Guitarras e sanfonas
Jasmins, coqueiros, fontes
Sardinhas, mandioca
Num suave azulejo
E o rio Amazonas
Que corre trás-os-montes
E numa pororoca
Deságua no Tejo
Ai, esta terra ainda vai cumprir seu ideal
Ainda vai tornar-se um império colonial!
Ai, esta terra ainda vai cumprir seu ideal
Ainda vai tornar-se um império colonial. [1]
Em nossa última coluna (aqui) prometemos continuar tratar da reforma da tributação da renda e, nesta oportunidade, o objetivo é desmitificar uma falaciosa narrativa, que há muitos anos vem sendo arquitetada, de que “tributa-se mais, e as pessoas vão embora.” (aqui) Antes, contudo, façamos uma breve digressão para entender o porquê da criação deste mito.
Retórica para manutenção de privilégios & presença estrangeira
Ainda que recentemente o gasto militar global tenha atingido o seu maior nível desde a Segunda Guerra Mundial (aqui), todavia possível afirmar ter o uso da força passado a ser menos eficiente do que o da retórica na perpetuação de regalias e na manutenção de posições de poder. Assim, “[…] intelectuais e especialistas distorcem o mundo para tornar todo tipo de privilégio injusto em privilégio merecido ou, na maior parte dos casos, privilégio invisível enquanto tal”. [2]
Sói ser difundido que nações emergentes seriam supostamente inferiores tecnicamente, corruptas, incapazes de aproveitar as benesses promovidas pela globalização e naturalmente inaptas ao progresso. Noutro giro, nos países ditos desenvolvidos, concentrar-se-iam todas as virtudes: os indivíduos que ali por aleatoriedade nasceram não só seriam merecedores das posições que ocupam como também dotados de capacidades superiores aos nascidos em nações que não lograram o mesmo grau de desenvolvimento.

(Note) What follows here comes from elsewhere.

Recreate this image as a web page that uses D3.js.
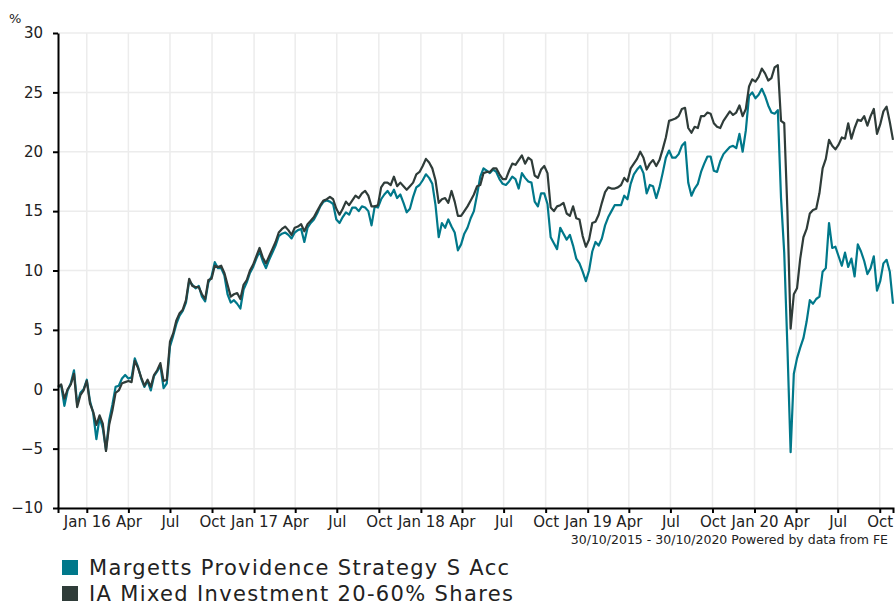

Quando analisamos a história da evolução do sistema tributário brasileiro desde o final da Segunda Guerra Mundial até os dias atuais, marcante a influência de atores e instituições externas. [3] A despeito de em terras brasileiras terem nascidos incontáveis notórios mestres e mestras, que deveriam ter acesso primário aos formuladores de políticas, optou-se por eleger uma “padroeira” (aqui), de origem portuguesa, para a defesa de nossa reforma da tributação sobre o consumo, que agora externa sua discordância quanto à tentativa de nosso governo federal em modificar a legislação do imposto de renda. [4] (aqui)
Em que pese a superação do passado colonial, com a proclamação de nossa independência em 1822, formas travestidas de práticas de dominação continuam a ser empregadas. [5] Nossas formas de pensar e articular conhecimentos continuam a ser orientadas e teleguiadas por categorias e acervos metodológicos, ambos mecânica e acriticamente importados do Norte global. Substituímos a dominação física e corporal por uma dominação pelas vias do conhecimento, da técnica, de uma suposta expertise que vem de lá – sem indigitada correspondência aqui. No tempo presente, “[i]ngênuo seria pensar que os canhões colonialistas não mais operam.” [6] O fazem doutro modo, eis que o colonialismo de hoje é epistêmico.
Êxodo tributário
“Nunca” e “sempre” são advérbios que aprendemos ser evitados; contudo, é seguro dizer que, quando o assunto é tributação, sempre aparecem vozes bradando que, qualquer incremento na sua cobrança, afugentará os investidores, as indústrias, as plataformas digitais… e até mesmo as pessoas.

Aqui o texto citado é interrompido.